From the comments on Jan 25, 2022: This task needs review (@scolapasta_: "Changes to the text, layout, and interaction of the feature's popup"

@jggautier can you explain further what this particular change would fix?

scolapasta commented 7 months ago

So reviewing with @qqmyers it does seem that anonymos peer review can only happen for initial drafts - which means there are no previously published versions. That means there's no code/logic to worry about there, but also that the suggested popups above don't even need to mention previous versions in that case.

jggautier commented 7 months ago

The changes are meant to:

I didn't know that anonymous peer review is available only for initial drafts of the dataset, but that's great!

adam3smith commented 7 months ago

So this is only changes the guidance, correct? I think changes look good and worthwhile, though ime you shouldn't expect big effects on user behavior from any written text.

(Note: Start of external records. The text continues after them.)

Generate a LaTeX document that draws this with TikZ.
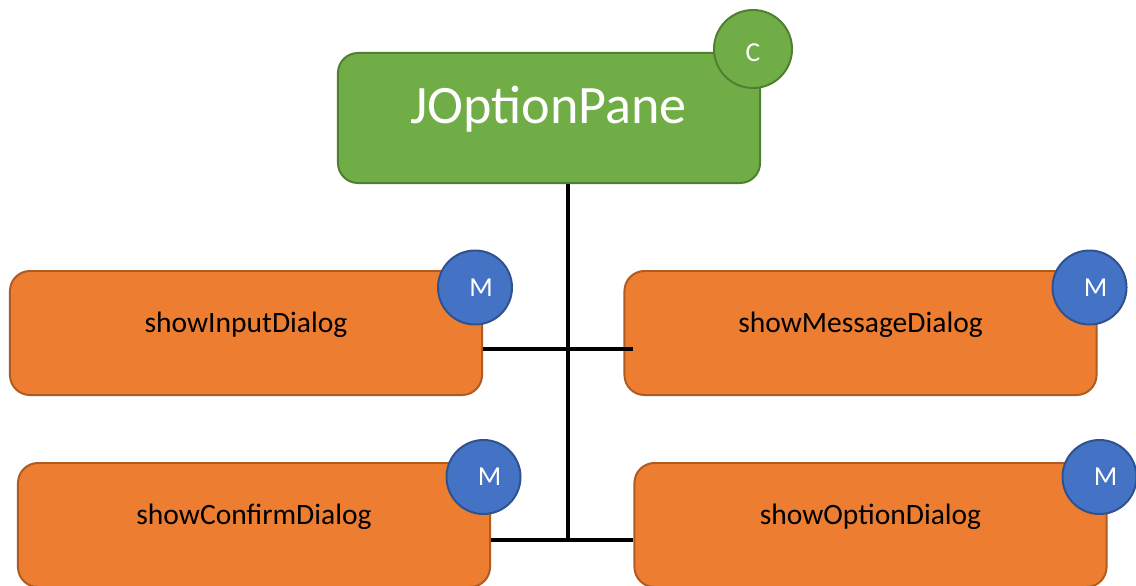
\documentclass[tikz,border=0pt]{standalone}
\usepackage{fontspec}
\setmainfont{Carlito}
\usepackage{xcolor}
\usetikzlibrary{positioning}
\definecolor{rootgreen}{HTML}{70AD47}
\definecolor{rootedge}{HTML}{507E32}
\definecolor{boxorange}{HTML}{ED7D31}
\definecolor{boxedge}{HTML}{AE5A21}
\definecolor{tagblue}{HTML}{4472C4}
\definecolor{tagedge}{HTML}{2F528F}

\begin{document}
\begin{tikzpicture}[x=0.025cm, y=-0.025cm,
  root/.style={rectangle, rounded corners=0.5cm, fill=rootgreen, draw=rootedge,
    line width=1.4pt, minimum width=10.55cm, minimum height=3.25cm},
  method/.style={rectangle, rounded corners=0.5cm, fill=boxorange, draw=boxedge,
    line width=1.4pt, minimum width=11.8cm, minimum height=3.1cm},
  mtext/.style={anchor=base, font=\fontsize{21}{25}\selectfont},
  tagtext/.style={text=white, font=\fontsize{19.5}{23}\selectfont},
  tag/.style={circle, minimum size=1.85cm, inner sep=0pt, line width=1.4pt},
  ctag/.style={tag, minimum size=1.95cm, fill=rootgreen, draw=rootedge,
    label={[tagtext, yshift=-0.08cm]center:C}},
  mtag/.style={tag, fill=tagblue, draw=tagedge,
    label={[tagtext, xshift=0.15cm]center:M}},
  link/.style={line width=2.6pt}]
\useasboundingbox (0,0) rectangle (1136,585);
% класс
\node[root] (pane) at (549,118) {};
\node[anchor=base, text=white, font=\fontsize{38.5}{44}\selectfont] (panetext) at (548.5,123) {JOptionPane};
\node[ctag] (panetag) at (753,49) {};
% методы
\node[method] (input) at (246,333) {};
\node[method] (message) at (860.5,333) {};
\node[method] (confirm) at (254,525) {};
\node[method] (option) at (870.5,525) {};
\node[mtext] (inputtext) at (246,332) {showInputDialog};
\node[mtext] (messagetext) at (860.5,332) {showMessageDialog};
\node[mtext] (confirmtext) at (254,524) {showConfirmDialog};
\node[mtext] (optiontext) at (870.5,524) {showOptionDialog};
% метки
\node[mtag] (inputtag) at (475,287.5) {};
\node[mtag] (messagetag) at (1089.5,287.5) {};
\node[mtag] (confirmtag) at (483.5,477) {};
\node[mtag] (optiontag) at (1099.5,477) {};
% линии
\coordinate (upjoin) at (568,349);
\coordinate (lowjoin) at (568,540);
\draw[link] (pane.south -| upjoin) -- (lowjoin);
\draw[link] (input.east |- upjoin) -- ([xshift=0.25cm]message.west |- upjoin);
\draw[link] (confirm.east |- lowjoin) -- (option.west |- lowjoin);
\end{tikzpicture}
\end{document}
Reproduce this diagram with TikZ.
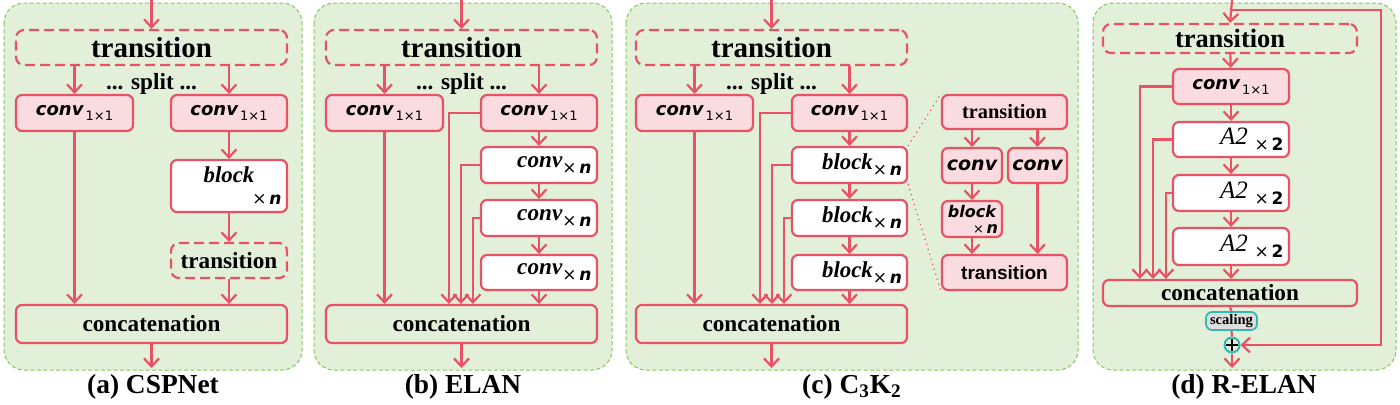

jggautier commented 7 months ago

Yeah changes to text, and also the popup's layout and interaction

sbarbosadataverse commented 7 months ago

My next question is can we get this done and on the list of prioritization @scolapasta @jggautier Any blockers to the changes we need to make to have this work on HDV?

qqmyers commented 6 months ago

FWIW: The text proposed, at least as of https://github.com/IQSS/dataverse/issues/8184#issuecomment-1011170056 indicated that restricted files are not available with the anonymized preview URL - that is not currently the case. If this is desired, I suspect it may need to be an option (presumably some review requires looking at the restricted files?). #10403 is proposing to allow this in general (allowing users to be given the ability to view unpublished datasets but not restricted files), but that doesn't necessarily change how anonymized preview Urls work, so that would have to be handled somewhere. In any case, the text change here shouldn't include that unless/until the functionality is changed.